- [TASK BRIEF]: Reproduce the listing below exactly, beginning with its first line and ending with the line that holds "75.2, 83.3, 86.42]"; pictures are not part of the copy.

- [DATA EXCERPT]:
····················

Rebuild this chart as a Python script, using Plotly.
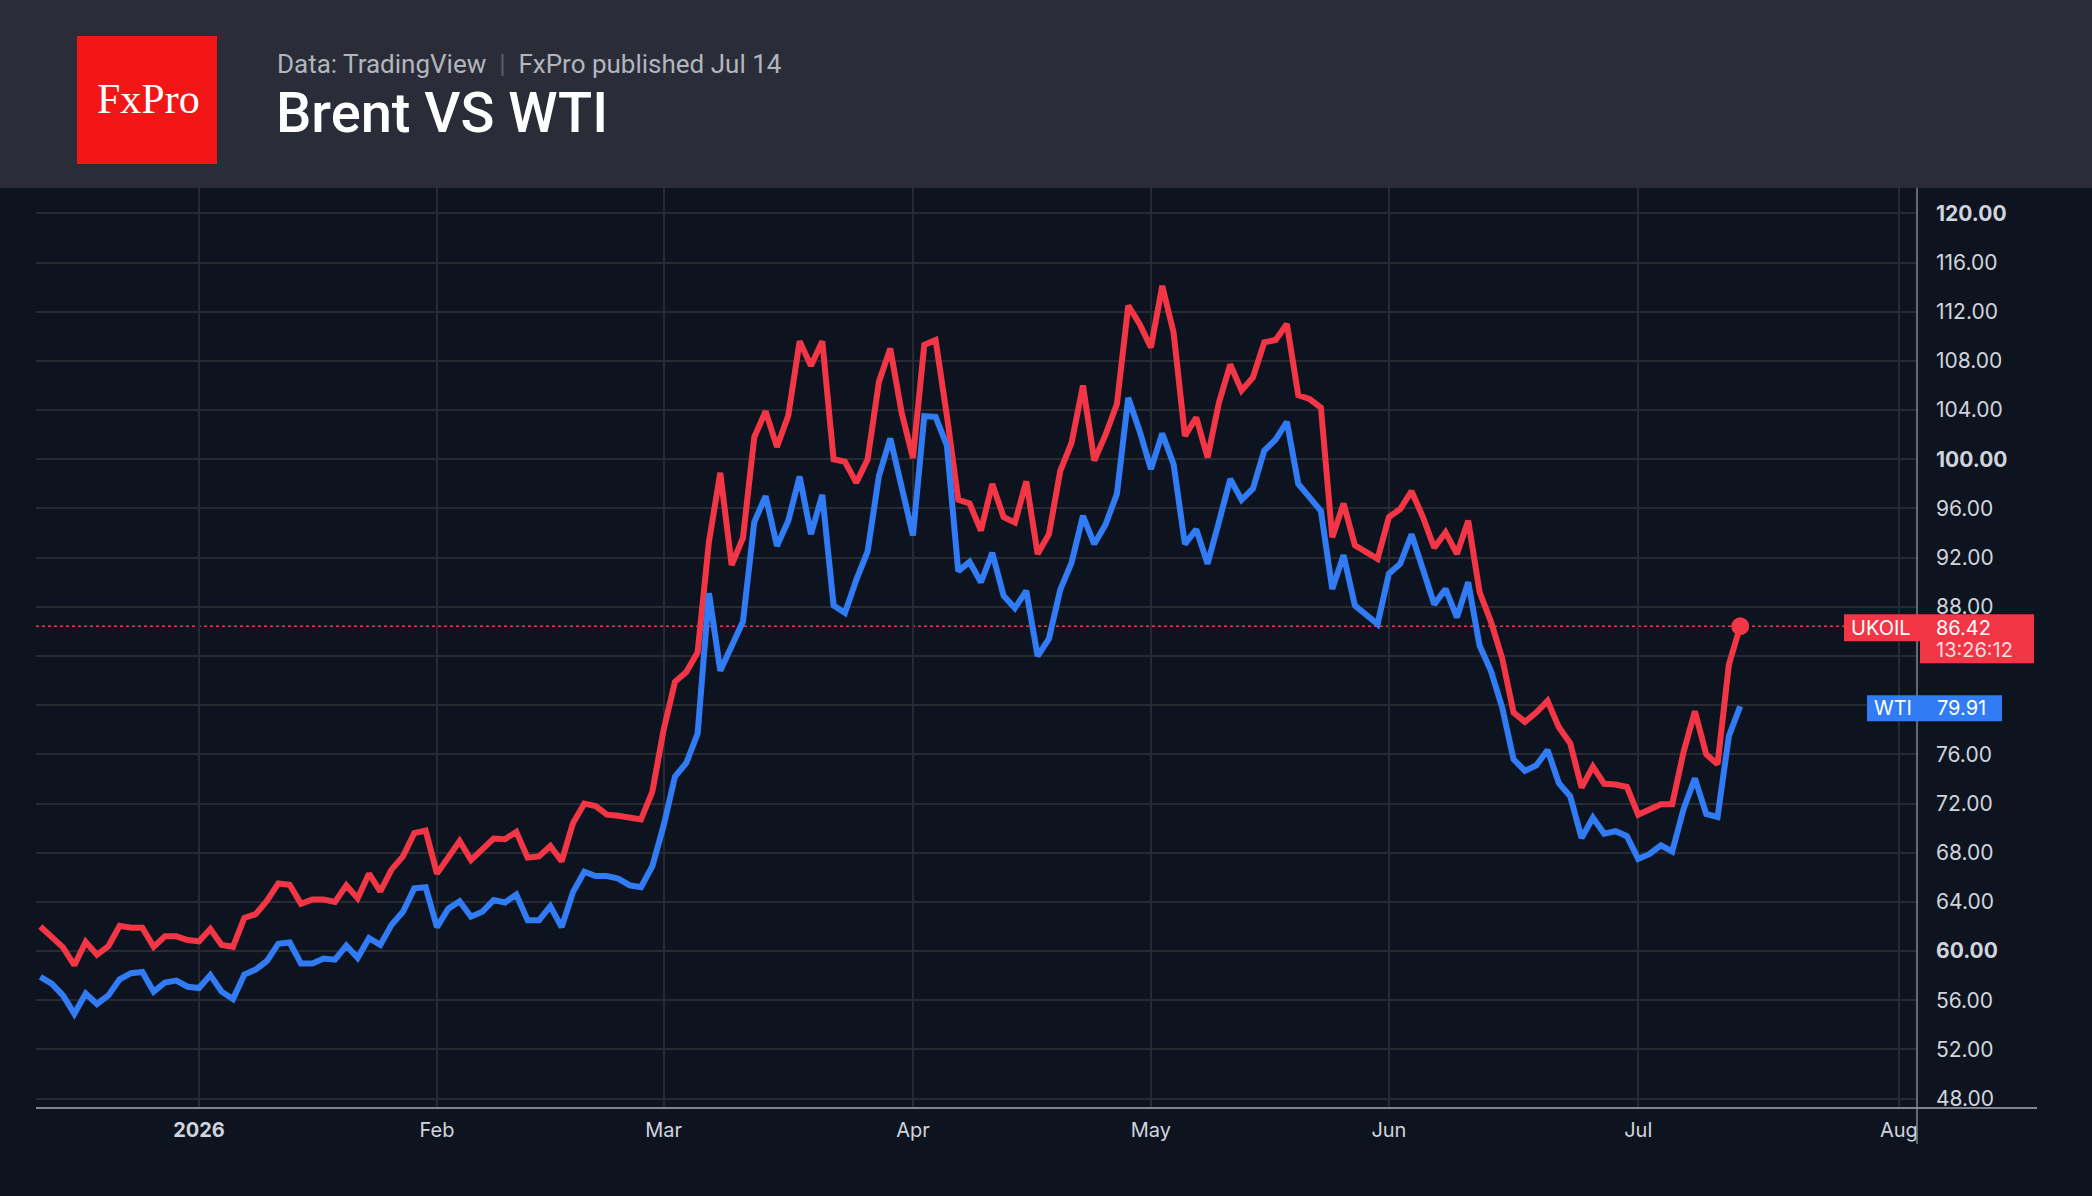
import pandas as pd
import plotly.graph_objects as go

# ---------------- data ----------------
start_date = "2025-12-11"
end_date = "2026-07-14"
holidays = ["2025-12-25", "2026-01-01", "2026-04-03"]

brent = [62.0, 61.2, 60.3, 58.85, 60.75, 59.7, 60.4, 62.05, 61.9, 61.9, 60.35, 61.2, 61.2, 60.9,
         60.8, 61.8, 60.5, 60.35, 62.7, 63.0, 64.1, 65.5, 65.4, 63.85, 64.2, 64.2, 64.0, 65.35,
         64.3, 66.3, 64.85, 66.65, 67.7, 69.6, 69.8, 66.3, 67.6, 68.95, 67.4, 68.35, 69.15, 69.1,
         69.7, 67.6, 67.7, 68.55, 67.3, 70.4, 72.0, 71.8, 71.1, 71.0, 70.9, 70.7, 72.95, 78.0,
         81.9, 82.7, 84.3, 93.3, 98.9, 91.4, 93.6, 101.8, 103.9, 101.0, 103.55, 109.6, 107.6, 109.6,
         100.0, 99.8, 98.1, 100.0, 106.3, 109.0, 103.8, 100.1, 109.3, 109.7, 103.5, 96.7, 96.4, 94.2,
         98.0, 95.3, 94.85, 98.2, 92.3, 93.9, 99.05, 101.35, 106.0, 99.9, 102.0, 104.5, 112.5, 111.0,
         109.1, 114.1, 110.3, 101.9, 103.4, 100.15, 104.6, 107.7, 105.6, 106.65, 109.5, 109.7, 111.0,
         105.2, 104.9, 104.2, 93.65, 96.4, 93.0, 92.4, 91.9, 95.3, 95.95, 97.4, 95.3, 92.8, 94.05,
         92.3, 95.0, 89.2, 86.8, 83.8, 79.4, 78.65, 79.4, 80.35, 78.2, 76.9, 73.3, 75.0, 73.6, 73.55,
         73.35, 71.1, 71.55, 71.95, 71.95, 76.2, 79.5, 76.0, 75.2, 83.3, 86.42]

wti = [57.9, 57.35, 56.4, 54.9, 56.55, 55.7, 56.4, 57.7, 58.2, 58.3, 56.7, 57.45, 57.6, 57.1,
       57.0, 58.05, 56.7, 56.1, 58.1, 58.5, 59.2, 60.6, 60.7, 59.0, 59.0, 59.4, 59.3, 60.45,
       59.45, 61.05, 60.5, 62.15, 63.2, 65.1, 65.2, 61.95, 63.45, 64.05, 62.8, 63.2, 64.15, 63.95,
       64.6, 62.5, 62.5, 63.65, 61.95, 64.8, 66.45, 66.1, 66.1, 65.9, 65.35, 65.2, 66.9, 70.2,
       74.2, 75.3, 77.7, 89.1, 82.8, 84.9, 86.8, 94.9, 97.0, 92.95, 95.0, 98.6, 93.9, 97.1,
       88.1, 87.5, 90.2, 92.5, 98.65, 101.7, 98.0, 93.8, 103.5, 103.45, 101.1, 90.9, 91.65, 90.0,
       92.4, 88.9, 87.9, 89.3, 84.0, 85.4, 89.4, 91.6, 95.4, 93.1, 94.7, 97.2, 105.0, 102.3,
       99.2, 102.1, 99.6, 93.1, 94.3, 91.5, 94.9, 98.4, 96.7, 97.6, 100.7, 101.6, 103.05,
       98.0, 96.9, 95.8, 89.45, 92.2, 88.1, 87.3, 86.6, 90.7, 91.5, 93.9, 90.95, 88.2, 89.45,
       87.15, 90.0, 84.85, 82.8, 79.8, 75.6, 74.65, 75.1, 76.35, 73.65, 72.6, 69.2, 70.85, 69.55,
       69.75, 69.35, 67.5, 67.9, 68.6, 68.1, 71.55, 74.05, 71.15, 70.9, 77.5, 79.91]

month_labels = ["<b>2026</b>", "Feb", "Mar", "Apr", "May", "Jun", "Jul", "Aug"]
month_periods = ["2026-01", "2026-02", "2026-03", "2026-04", "2026-05", "2026-06", "2026-07", "2026-08"]
y_levels = list(range(48, 121, 4))
bold_levels = [60, 100, 120]
hidden_levels = [80, 84]          # covered by the price labels in the original
brent_last_label = "86.42"
brent_timer = "13:26:12"
wti_last_label = "79.91"

# ---------------- calendar (trading bars) ----------------
cal = pd.bdate_range(start_date, "2026-08-31")
cal = cal[~cal.isin(pd.to_datetime(holidays))]
dates = cal[cal <= pd.Timestamp(end_date)]
xs = list(range(len(dates)))
n = min(len(xs), len(brent), len(wti))
xs = xs[:n]
month_pos = []
for p in month_periods:
    per = pd.Period(p, freq="M")
    month_pos.append(next(i for i, d in enumerate(cal) if d.to_period("M") == per))


def fmt(v):
    if v in hidden_levels:
        return ""
    s = "%.2f" % v
    return "<b>%s</b>" % s if v in bold_levels else s


y_text = [fmt(v) for v in y_levels]

# ---------------- geometry ----------------
W, H = 2092, 1196
L, R, T, B = 36, 175, 188, 88
PW, PH = W - L - R, H - T - B


def px_x(p):
    return (p - L) / PW


def px_y(p):
    return (H - B - p) / PH


BG = "#0d1420"
HEADER = "#2a2d38"
RED = "#f23645"
BLUE = "#317bf5"
GRID = "#272a30"
AXIS = "#82858e"
TXT = "#d1d4dc"

fig = go.Figure()
fig.add_trace(go.Scatter(x=xs, y=brent[:n], mode="lines", line=dict(color=RED, width=6),
                         hoverinfo="skip"))
fig.add_trace(go.Scatter(x=xs, y=wti[:n], mode="lines", line=dict(color=BLUE, width=6),
                         hoverinfo="skip"))
fig.add_trace(go.Scatter(x=[xs[-1]], y=[brent[n - 1]], mode="markers",
                         marker=dict(color=RED, size=18), hoverinfo="skip"))

shapes = []
# header band
shapes.append(dict(type="rect", xref="paper", yref="paper", x0=px_x(0), x1=px_x(W),
                   y0=px_y(188), y1=px_y(0), fillcolor=HEADER, line=dict(width=0), layer="above"))
# logo
shapes.append(dict(type="rect", xref="paper", yref="paper", x0=px_x(77), x1=px_x(217),
                   y0=px_y(164), y1=px_y(36), fillcolor="#f31616", line=dict(width=0), layer="above"))
# dotted last-price line
shapes.append(dict(type="line", xref="paper", yref="y", x0=0, x1=1, y0=brent[n - 1], y1=brent[n - 1],
                   line=dict(color=RED, width=1.5, dash="dot"), layer="below"))
# axis lines
shapes.append(dict(type="line", xref="paper", yref="paper", x0=1, x1=1, y0=px_y(1144), y1=px_y(188),
                   line=dict(color=AXIS, width=1.5), layer="above"))
shapes.append(dict(type="line", xref="paper", yref="paper", x0=0, x1=px_x(2037), y0=0, y1=0,
                   line=dict(color=AXIS, width=2), layer="above"))
# price label boxes
for yv, x0p, x1p, lo, hi, col in [
    (brent[n - 1], 1844, 1920, -15, 12, RED),
    (brent[n - 1], 1920, 2034, -37, 12, RED),
    (wti[n - 1], 1867, 1920, -15, 11, BLUE),
    (wti[n - 1], 1920, 2002, -15, 11, BLUE),
]:
    shapes.append(dict(type="rect", xref="paper", yref="y", ysizemode="pixel", yanchor=yv,
                       x0=px_x(x0p), x1=px_x(x1p), y0=lo, y1=hi, fillcolor=col,
                       line=dict(width=0), layer="above"))

ann = []
ann.append(dict(text="FxPro", xref="paper", yref="paper", x=px_x(148), y=px_y(99),
                xanchor="center", yanchor="middle", showarrow=False,
                font=dict(family="Liberation Serif", size=42, color="white")))
ann.append(dict(text="Data: TradingView&nbsp;&nbsp;<span style='color:#5d606a'>|</span>&nbsp;&nbsp;FxPro published Jul 14",
                xref="paper", yref="paper", x=px_x(275), y=px_y(64), xanchor="left", yanchor="middle",
                showarrow=False, font=dict(family="Roboto", size=26, color="#b2b5be")))
ann.append(dict(text="Brent VS WTI", xref="paper", yref="paper", x=px_x(274), y=px_y(113),
                xanchor="left", yanchor="middle", showarrow=False,
                font=dict(family="Roboto", size=56, color="white", weight=500)))
lab_font = dict(family="Inter", size=20, color="white")
ann.append(dict(text="UKOIL", xref="paper", yref="y", x=px_x(1881), y=brent[n - 1], yshift=-2,
                xanchor="center", yanchor="middle", showarrow=False, font=lab_font))
ann.append(dict(text=brent_last_label, xref="paper", yref="y", x=px_x(1934), y=brent[n - 1], yshift=-2,
                xanchor="left", yanchor="middle", showarrow=False, font=lab_font))
ann.append(dict(text=brent_timer, xref="paper", yref="y", x=px_x(1934), y=brent[n - 1], yshift=-24,
                xanchor="left", yanchor="middle", showarrow=False,
                font=dict(family="Inter", size=20, color="rgba(255,255,255,0.85)")))
ann.append(dict(text="WTI", xref="paper", yref="y", x=px_x(1893), y=wti[n - 1], yshift=-2,
                xanchor="center", yanchor="middle", showarrow=False, font=lab_font))
ann.append(dict(text=wti_last_label, xref="paper", yref="y", x=px_x(1935), y=wti[n - 1], yshift=-2,
                xanchor="left", yanchor="middle", showarrow=False, font=lab_font))

fig.update_layout(
    width=W, height=H,
    margin=dict(l=L, r=R, t=T, b=B),
    paper_bgcolor=BG, plot_bgcolor=BG,
    showlegend=False, hovermode=False,
    shapes=shapes, annotations=ann,
    xaxis=dict(range=[-0.383, 165.6], tickmode="array", tickvals=month_pos, ticktext=month_labels,
               showgrid=True, gridcolor=GRID, gridwidth=1.5, zeroline=False, showline=False,
               ticks="", ticklabelstandoff=8,
               tickfont=dict(family="Inter", size=20, color=TXT)),
    yaxis=dict(range=[47.24, 122.06], side="right", tickmode="array", tickvals=y_levels,
               ticktext=y_text, showgrid=True, gridcolor=GRID, gridwidth=1.5, zeroline=False,
               showline=False, ticks="", ticklabelstandoff=18,
               tickfont=dict(family="Inter", size=21, color=TXT)),
)

fig.write_html("out.html")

····················

- [EXPECTED OUTPUT]:
Rebuild this chart as a Python script, using Plotly.
import pandas as pd
import plotly.graph_objects as go

# ---------------- data ----------------
start_date = "2025-12-11"
end_date = "2026-07-14"
holidays = ["2025-12-25", "2026-01-01", "2026-04-03"]

brent = [62.0, 61.2, 60.3, 58.85, 60.75, 59.7, 60.4, 62.05, 61.9, 61.9, 60.35, 61.2, 61.2, 60.9,
         60.8, 61.8, 60.5, 60.35, 62.7, 63.0, 64.1, 65.5, 65.4, 63.85, 64.2, 64.2, 64.0, 65.35,
         64.3, 66.3, 64.85, 66.65, 67.7, 69.6, 69.8, 66.3, 67.6, 68.95, 67.4, 68.35, 69.15, 69.1,
         69.7, 67.6, 67.7, 68.55, 67.3, 70.4, 72.0, 71.8, 71.1, 71.0, 70.9, 70.7, 72.95, 78.0,
         81.9, 82.7, 84.3, 93.3, 98.9, 91.4, 93.6, 101.8, 103.9, 101.0, 103.55, 109.6, 107.6, 109.6,
         100.0, 99.8, 98.1, 100.0, 106.3, 109.0, 103.8, 100.1, 109.3, 109.7, 103.5, 96.7, 96.4, 94.2,
         98.0, 95.3, 94.85, 98.2, 92.3, 93.9, 99.05, 101.35, 106.0, 99.9, 102.0, 104.5, 112.5, 111.0,
         109.1, 114.1, 110.3, 101.9, 103.4, 100.15, 104.6, 107.7, 105.6, 106.65, 109.5, 109.7, 111.0,
         105.2, 104.9, 104.2, 93.65, 96.4, 93.0, 92.4, 91.9, 95.3, 95.95, 97.4, 95.3, 92.8, 94.05,
         92.3, 95.0, 89.2, 86.8, 83.8, 79.4, 78.65, 79.4, 80.35, 78.2, 76.9, 73.3, 75.0, 73.6, 73.55,
         73.35, 71.1, 71.55, 71.95, 71.95, 76.2, 79.5, 76.0, 75.2, 83.3, 86.42]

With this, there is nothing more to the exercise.